Pour ce qui est de rétablir le monopole des armes, c'est une reconversion du Hezbollah sans compromission qui est seule envisageable, dans le cadre d'un partenariat libanais libéré de la violence qui le vicie actuellement.
« Lorsque la donne régionale changera, le Hezbollah décidera de tirer profit de ses armes en politique. Il exigera un prix à son désarmement, un prix que nous ne lui concéderons pas. Son arsenal n'est pas négociable à l'intérieur », souligne Georges Adwan, intraitable.
Le député estime en effet que « le fait de fournir au Hezbollah des bénéfices politiques en contrepartie de son désarmement n'est pas le préalable nécessaire à ce désarmement ». Ce dernier sera, inévitablement et exclusivement, « le résultat d'une transformation régionale », souligne-t-il.
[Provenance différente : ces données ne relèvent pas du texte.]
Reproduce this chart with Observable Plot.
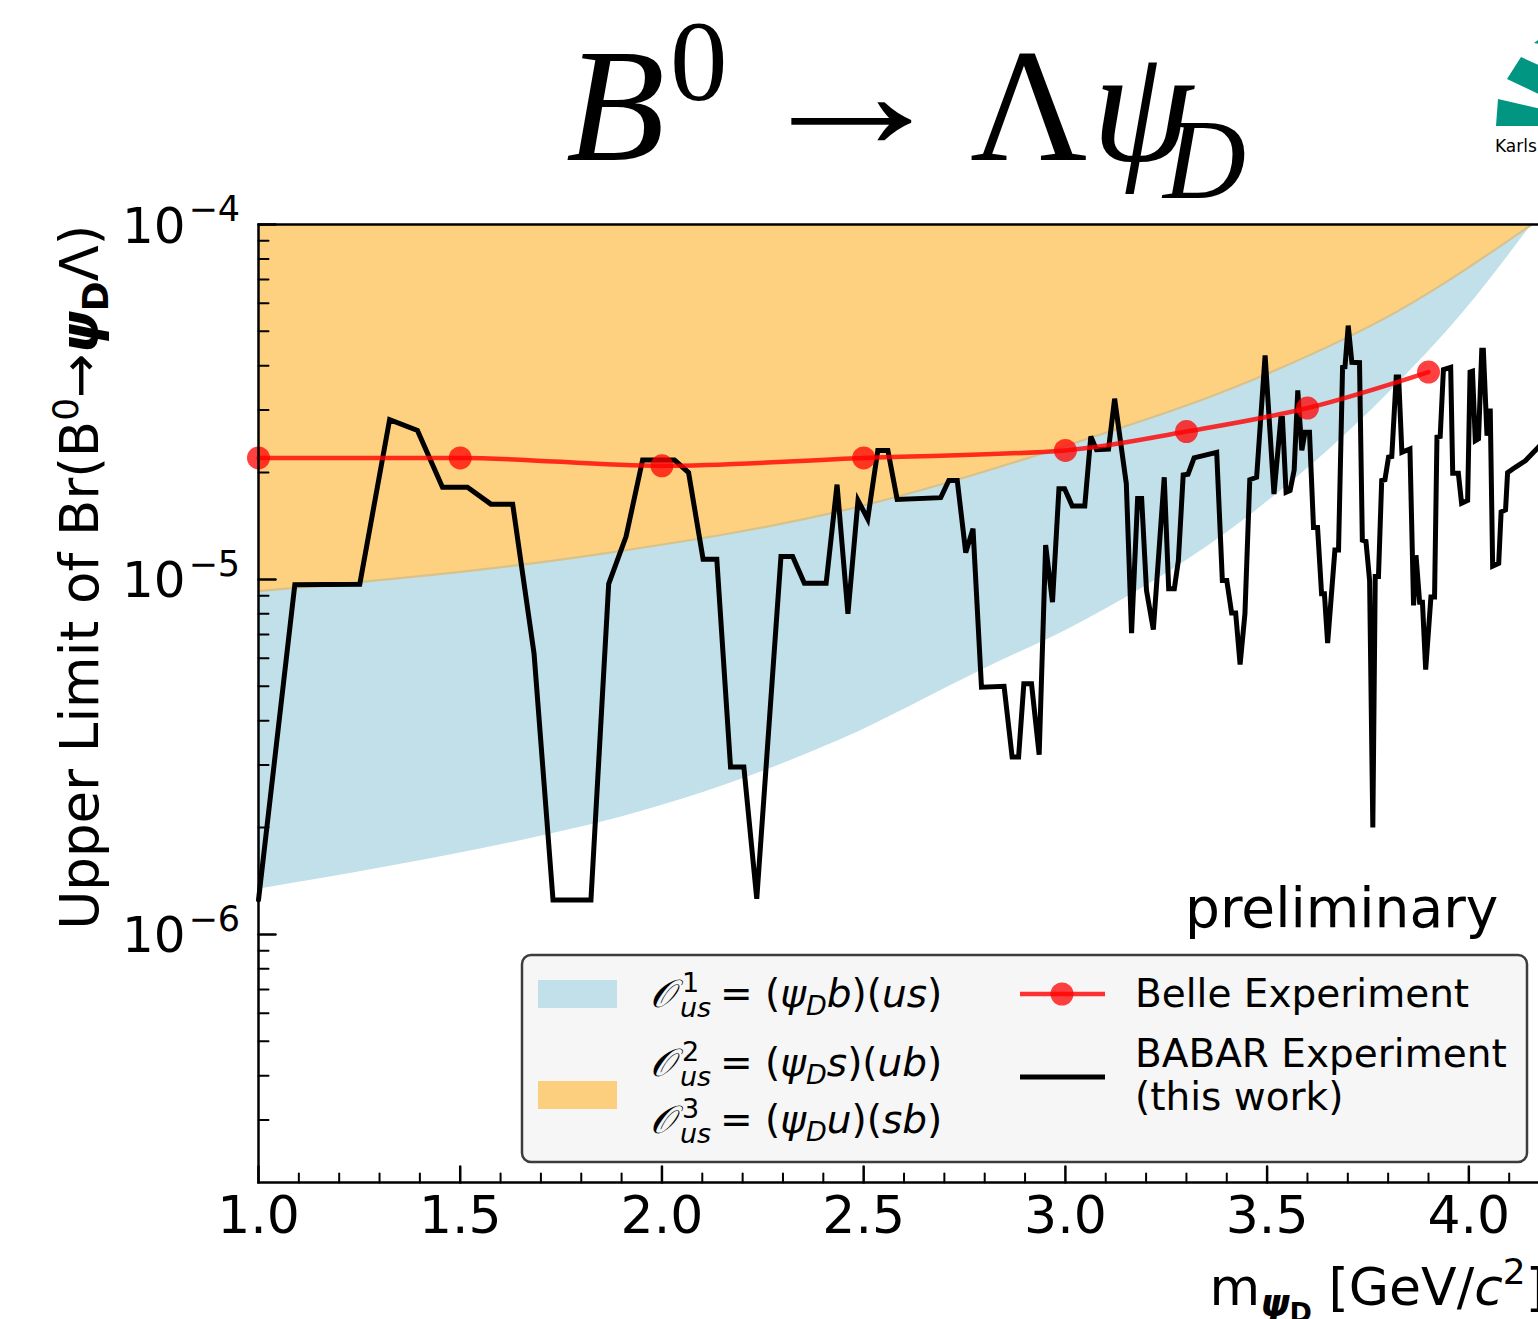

En attendant cette transformation, « nous nous devons de maintenir notre position de principe, celle du refus des armes illégales », dit-il. À cette formulation intransigeante des principes, il adjoint néanmoins une réaffirmation de la politique de « la main tendue au Hezbollah », et plus précisément à l'adresse de la communauté chiite. « Notre seul choix, pour ce qui est de notre rapport avec le Hezbollah, est de parvenir à le ramener au Liban », souligne-t-il.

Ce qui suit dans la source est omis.